I continued not believing it, well I didn't give it much thought, but I guess they are in the same ballpark. Anyway, a few months back the trailer first appeared, and I was immediately sold. It was in the same world but it looked like a vastly different type of film. This is a good thing, the last thing we want is a copy of what came before.
The film begins with a whirlwind look at Aldous Snow's career, his band, his relationship with fellow star Jackie Q (Rose Byrne), his solo career, substance abuse issues, the works compressed into a few minutes. We then shift gears and catch up Aaron Green, a low-level employee at a major record label run by a man named Sergio (Sean Combs). Sergio is looking for new ways to bring in revenue in this rapidly changing industry. Aaron has the idea of having an anniversary concert celebrating a big live album from years earlier, Aldous Snow at the Greek Theater. Sergio loves the idea and sends Aaron to the UK to gather him up and bring back for the show.
That sums up the plot of the film. Sounds simple enough, right? You're right, it is. Fortunately, it is filled up with lots of big laughs, raunchy laughs, goofy laughs, and other sorts of laughs. Yes, this is a very funny film. However, it is not all about the laughs. Buried in there, in between the laughs is a big heart. It explores relationships, loss, longing, and the hurt that goes along with them. Those heavy themes and ideas are buried in there and kind of sneak up on you in between the comic beats.
Get Him to the Greek is structured similar to a road movie with our central duo careening wildly from stop to stop getting into all manner of trouble as guys are wont to do when they are not under direct supervision. One is a man child with impulse control issues and the other is getting his first real taste of adulthood, thrust into the moment he is not prepared for and is forced to find a way to deal lest he get swept away in the current. For a good portion of the film he does get swept up in that current, with letting up at moments to allow them some perspective before getting swept up again.
It is very interesting watching Aldous and Aaron as they explore their similar relationship situations and slowly come to an understanding, a sort of middle ground.

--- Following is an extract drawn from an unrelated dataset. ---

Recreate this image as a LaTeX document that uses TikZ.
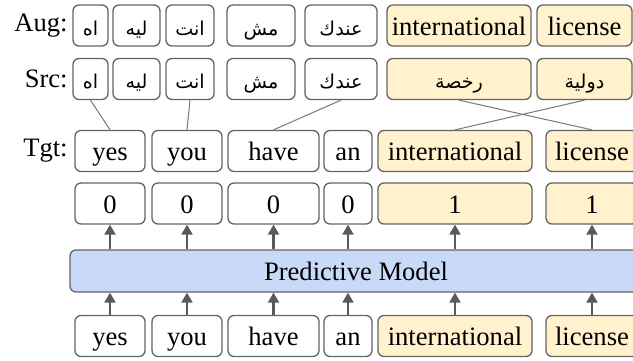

Aldous is figuring out what is missing in his life, the mistakes of his past and while he retains the rock star, he finds relationship maturity. As for Aaron, he and his girlfriend have reached a period where they are either going to the next level or they are going to crumble.
There is something else that came to mind was the idea of the rock star and how it has changed over the years. Russell Brand's Aldous Snow is a rock star in the classic sense, well the 80's sense. You know, sex, drugs, and rock and roll. He acts in an outrageous fashion, has a gigantic personality, a big ego, issues with substance abuse, the whole nine yards. The fans go crazy for him. I was thinking of how the rock star has been dying and the throngs of fans that get all the attention keep getting younger and younger. I yearn for the days of the rock star. I mean, my music is still out there to be found, but it would be great to have some rock stars again. Maybe not or maybe I am just looking in the wrong places. Whatever the case, Russell Brand is a comedic rock star.
Jonah Hill does a good job playing his opposite. The guy is funny, he has this nervous way about him that works. He character is very grounded, but also a bit naive and when he gets out on his own he quickly becomes overwhelmed. It is fun watching him try to deal an come to grips with what is going on and his attempts to regain control. Just remember to keep petting the furry wall.
Bottomline. Funny movie. One of the funniest of the year. It proved to be considerably deeper than I expected it to be and a good deal stranger. We also witnessed P. Diddy being very, very funny. This is a strong companion piece to the first film, different, but they go well as a set of films dealing with people and relationships in the guise of raunchy comedy.